To understand the plight of North Atlantic right whales is to follow the migratory path of a mother-calf pair. From calving grounds off southeastern U.S. to feeding grounds off northeastern Canada-U.S., the pair communicates by whispering, mostly swimming close to the surface about 1,000 miles/season. Along the way, they face great risks—fishing gear entanglements and ship strikes are leading threats—while climate change and noise pollution pose rising and unforeseen dangers.
What’s particularly worrisome is that right whales are dying in American-Canadian waters faster than they can reproduce. Of the more than 300 remaining whales, fewer than 70 are reproductively active females. The population is down from a peak of approximately 480 whales over a decade ago, compared to a population estimated at 10 times that 500 years ago.

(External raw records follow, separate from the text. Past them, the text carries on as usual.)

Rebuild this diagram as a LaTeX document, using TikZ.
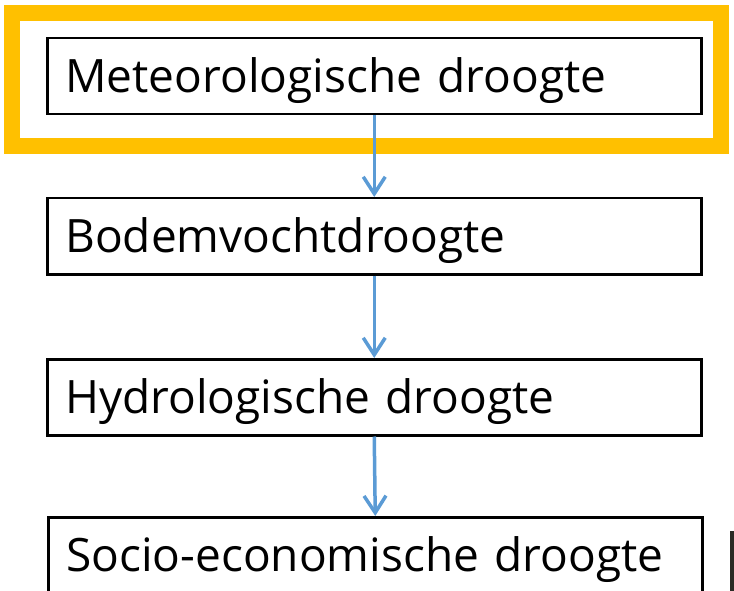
\documentclass[tikz,border=0pt]{standalone}
\usepackage{fontspec}
\setmainfont{Open Sans}
\usetikzlibrary{arrows.meta}
\definecolor{frameorange}{HTML}{FFC000}
\definecolor{arrowblue}{HTML}{5B9BD5}
\definecolor{edgedark}{HTML}{2B2B25}

\begin{document}
\begin{tikzpicture}[x=1pt,y=-1pt,
  droughtbox/.style={
    draw=black,
    line width=2.5pt,
    fill=white,
    anchor=north west,
    minimum width=654pt,
    minimum height=76pt,
    text width=618pt,
    text height=42pt,
    text depth=10pt,
    inner xsep=18pt,
    inner ysep=2pt,
    align=left,
    font=\fontsize{46}{52}\selectfont
  },
  flow/.style={draw=arrowblue, line width=3.5pt,
    -{Straight Barb[length=17pt,width=22pt]}}
]
  \useasboundingbox (0,0) rectangle (734,591);

  % highlight round the first kind of drought
  \draw[frameorange, line width=16pt] (12,13) rectangle (721,146);

  \node[droughtbox] (met) at (46,37) {Meteorologische droogte};
  \node[droughtbox] (bod) at (46,197) {Bodemvochtdroogte};
  \node[droughtbox] (hyd) at (46,358) {Hydrologische droogte};
  \node[droughtbox] (soc) at (47,516) {Socio-economische droogte};

  \draw[flow] (met.south) -- (bod.north);
  \draw[flow] (bod.south) -- (hyd.north);
  \draw[flow] (hyd.south) -- (soc.north);

  % cut-off edge at the lower right
  \fill[edgedark] (730,531) rectangle (734,591);
\end{tikzpicture}
\end{document}
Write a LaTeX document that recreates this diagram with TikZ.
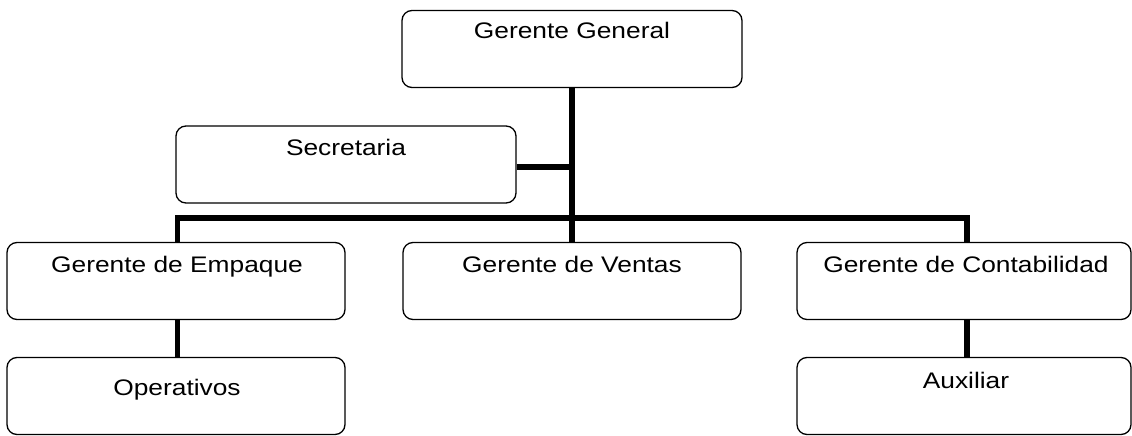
\documentclass[tikz,border=0pt]{standalone}
\usepackage{fontspec}
\setmainfont{Liberation Sans}[FakeStretch=1.17]
\begin{document}
\begin{tikzpicture}[x=1pt,y=-1pt,
  box/.style={draw, line width=1.3pt, rounded corners=10pt, inner sep=0pt, minimum width=#1, minimum height=77pt},
  box/.default=338pt,
  lbl/.style={anchor=base, inner sep=0pt, font=\fontsize{22.5}{26}\selectfont},
  conn/.style={line width=5.5pt, line join=miter}]
\useasboundingbox (0,0) rectangle (1132,436);
% boxes
\node[box=340pt] (gg) at (572,49) {};
\node[box=340pt] (sec) at (346,164.5) {};
\node[box=338pt] (emp) at (176,281) {};
\node[box=338pt] (ven) at (572,281) {};
\node[box=334pt] (con) at (964,281) {};
\node[box=338pt] (op) at (176,396) {};
\node[box=334pt] (aux) at (964,396) {};
% labels
\node[lbl] (tgg) at (572,39) {Gerente General};
\node[lbl] (tsec) at (346,155) {Secretaria};
\node[lbl] (temp) at (177,272) {Gerente de Empaque};
\node[lbl] (tven) at (572,272) {Gerente de Ventas};
\node[lbl] (tcon) at (966,272) {Gerente de Contabilidad};
\node[lbl] (top) at (177,395) {Operativos};
\node[lbl] (taux) at (966,388) {Auxiliar};
% connectors
\coordinate (bus) at (572,218);
\coordinate (busL) at (177.5,218);
\coordinate (busR) at (967,218);
\draw[conn] (gg.south) -- (ven.north);
\draw[conn] (sec.east |- 0,167) -- (572,167);
\draw[conn] (busL |- emp.north) -- (busL) -- (busR) -- (busR |- con.north);
\draw[conn] (busL |- emp.south) -- (busL |- op.north);
\draw[conn] (busR |- con.south) -- (busR |- aux.north);
\end{tikzpicture}
\end{document}
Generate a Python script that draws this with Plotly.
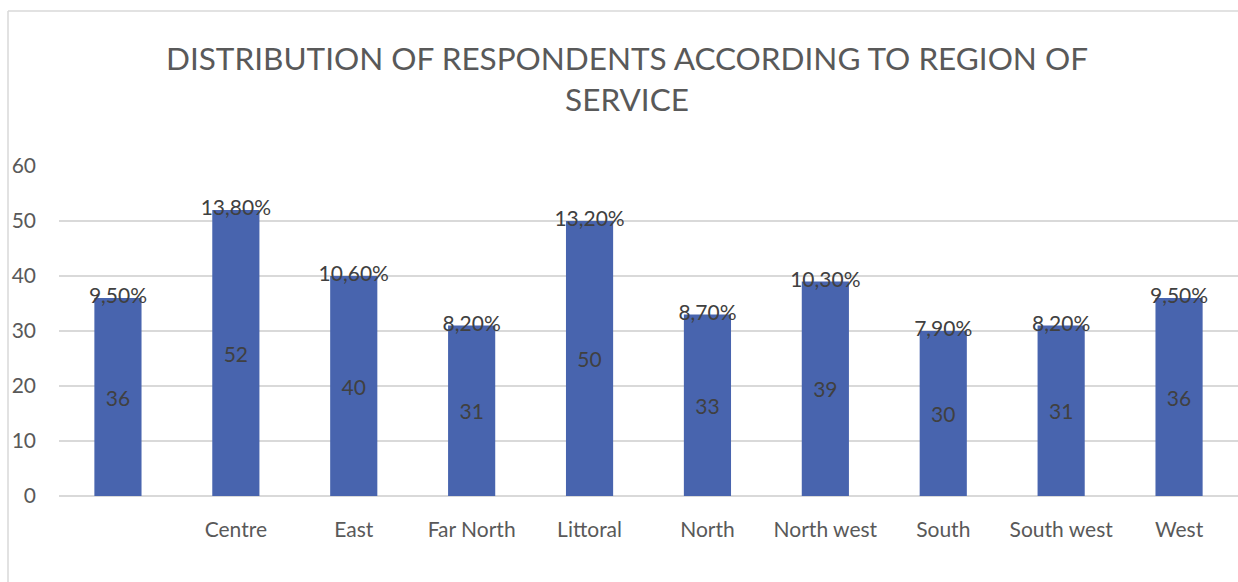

The migratory route—across the Canada-U.S. border and into international waters—requires cross-border protections. Canada-U.S. agrees the whales are endangered, having issued federal protections, while a significant die-off in 2017—when 17 of the whales turned up dead—prompted the U.S. to open an "Unusual Mortality Event investigation."
And yet, cross-border management is a misnomer. While Canada and the U.S. are the closest of allies, they consult one another rather than co-manage. As the whales migrate, they also cross critical marine habitats, lucrative fishing zones, municipal and state/provincial ports and borders, and come into contact with the international shipping industry.
Saving North Atlantic right whales—which rarely die of natural causes—requires ambitious policy and action. But as this series by The Globe and Mail shows, politics at every port, border, and fishing zone threaten to undermine progress.